I am obliged to admit, here, that as a suburbanite, before today’s tour, I hadn’t set foot inside the downtown library in at least two decades. So, I’m far from an expert on the place, and I’m eight months tardy in touring the renovation. [[It reopened, after a two year shutdown for the life-changing renovations, in December 2012 to celebrate its centennial.] Like other suburban residents, I had driven past it and/or parked near it many times, when I went downtown for the kinds of events non-city-dwellers travel to: Cardinals’ baseball games, a visit to the Gateway Arch, and special events. But going inside to do research or just look around was not my thing–especially in the dawning of the Google age–and when a perfectly adequate, suburban library was within five minutes of my house.

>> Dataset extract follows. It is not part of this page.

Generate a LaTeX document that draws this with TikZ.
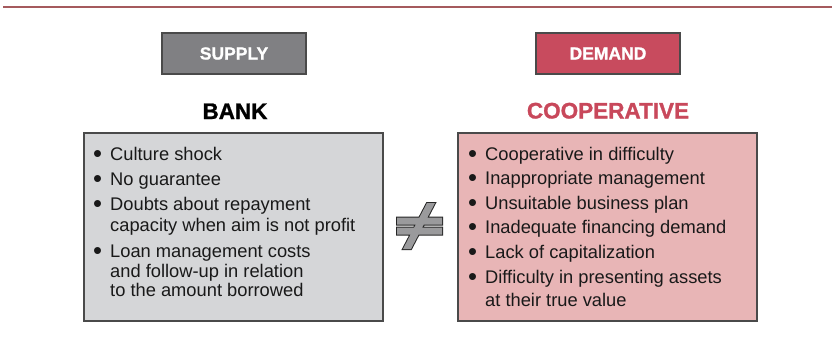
\documentclass[tikz,border=0pt]{standalone}
\usepackage{fontspec}
\setmainfont{Liberation Sans}
\newfontfamily\headfont[FakeBold=1.2]{Liberation Sans Bold}
\definecolor{topline}{HTML}{A55A5D}
\definecolor{supplyfill}{HTML}{808083}
\definecolor{demandfill}{HTML}{C84B5E}
\definecolor{coopred}{HTML}{C8485B}
\definecolor{leftfill}{HTML}{D5D6D8}
\definecolor{rightfill}{HTML}{E8B5B6}
\definecolor{edge}{HTML}{4A4A4A}
\definecolor{neqgray}{HTML}{9A9A9C}
\tikzset{
  headbox/.style={draw=edge, line width=1.3pt, minimum width=144pt, minimum height=41pt, inner sep=0pt,
    text=white, font=\fontsize{17.5}{20}\selectfont\headfont},
  headtitle/.style={anchor=base, inner sep=0pt, font=\fontsize{22.5}{26}\selectfont\headfont},
  listbox/.style={draw=edge, line width=1.3pt, minimum width=299pt, minimum height=188pt, inner sep=0pt},
  itemline/.style={anchor=base west, inner sep=0pt, font=\fontsize{18.3}{21}\selectfont, text=black!90},
}
\newcommand{\bul}{\llap{\raisebox{-2.2pt}{\scalebox{1.4}{\textbullet}}\hspace{8pt}}}
\begin{document}
\begin{tikzpicture}[x=1pt,y=-1pt]
\useasboundingbox (0,0) rectangle (832,349);
% top rule
\coordinate (tl) at (3,7.2);
\coordinate (tr) at (832,7.2);
\draw[topline, line width=2.3pt] (tl) -- (tr);
% header boxes
\node[headbox, fill=supplyfill] (supply) at (234,53.5) {SUPPLY};
\node[headbox, fill=demandfill] (demand) at (608,53.5) {DEMAND};
\node[headtitle] (bank) at (235,119) {BANK};
\node[headtitle, text=coopred] (coop) at (608,118.5) {COOPERATIVE};
% list boxes
\node[listbox, fill=leftfill] (lbox) at (233.5,227) {};
\node[listbox, fill=rightfill] (rbox) at (607.5,227) {};
% left items
\node[itemline] (l1) at (110,160) {\bul Culture shock};
\node[itemline] (l2) at (110,185) {\bul No guarantee};
\node[itemline] (l3) at (110,210.5) {\bul Doubts about repayment};
\node[itemline] (l4) at (110,231) {capacity when aim is not profit};
\node[itemline] (l5) at (110,257) {\bul Loan management costs};
\node[itemline] (l6) at (110,277) {and follow-up in relation};
\node[itemline] (l7) at (110,296.5) {to the amount borrowed};
% right items
\node[itemline] (r1) at (485,160) {\bul Cooperative in difficulty};
\node[itemline] (r2) at (485,184.5) {\bul Inappropriate management};
\node[itemline] (r3) at (485,209) {\bul Unsuitable business plan};
\node[itemline] (r4) at (485,233.5) {\bul Inadequate financing demand};
\node[itemline] (r5) at (485,258.5) {\bul Lack of capitalization};
\node[itemline] (r6) at (485,283) {\bul Difficulty in presenting assets};
\node[itemline] (r7) at (485,306) {at their true value};
% not-equal sign
\def\neqshapes{
  (397,217.5) rectangle (442,224.5)
  (397,227.5) rectangle (442,234.5)
  (403,249) -- (411,249) -- (435,203) -- (427,203) -- cycle}
\draw[black!85, line width=2pt, line join=miter] \neqshapes;
\fill[neqgray] \neqshapes;
\end{tikzpicture}
\end{document}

But earlier this year , when the downtown library renovation started getting rave reviews, I knew it was time to make the trip–an easy 25-minute drive that I hadn’t bothered to take in so many years.

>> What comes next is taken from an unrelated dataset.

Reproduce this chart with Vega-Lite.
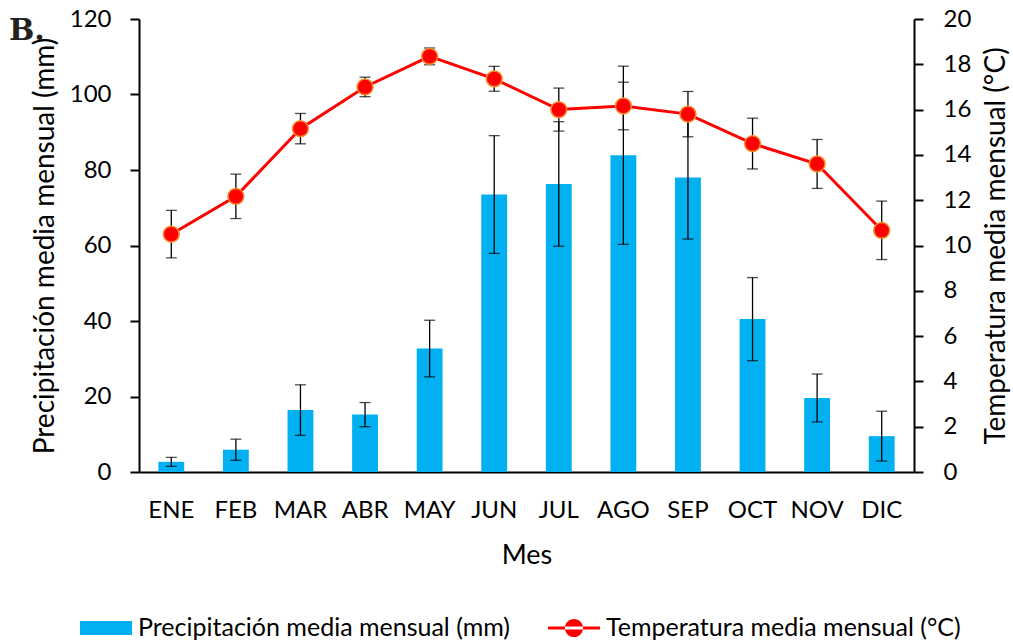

Our tour group was led by a very knowledgeable docent–a chemist by profession–who reminded us about the private-public partnership of the early 1900s that gave birth to the St. Louis Public Library system in what was then America’s fourth largest city. It all started with good old Andrew Carnegie, who provided the initial funds for many of the municipal libraries around the country–a lot of which are still standing as the biggest buildings in many small towns. After Carnegie kickstarted things in St. Louis, the citizenry got involved and passed a property tax to provide public funds for an asset then widely regarded as essential to the cultural and educational health of the city.
Our docent pointed out the role played by architecture in creating a–literally–enlightening environment. And the 21st century renovation continues that wise tradition, allowing in even more sunlight than ever.
Cass Gilbert [he was chosen as the architect because he had designed the St. Louis Art Museum for the vaunted 1904 World’s Fair, and, by the way, the U.S. Supreme Court building] also incorporated into the building many decorative details aimed at reminding us of the importance to a civilized society of literature, art and intellectual inquiry. The renovation has retained and polished up details such as the stained glass windows and the names of authors chiseled into the walls. The 21st century renovators have added their own literary touches, too, including an outdoor infinity fountain with famous literary quotations that shimmer under the glassy water’s surface. In the fiction section of the library, the first sentences of well-loved books are embossed on the ceiling in huge letters, as if to remind us of the pleasure of starting a book and wondering where it will go.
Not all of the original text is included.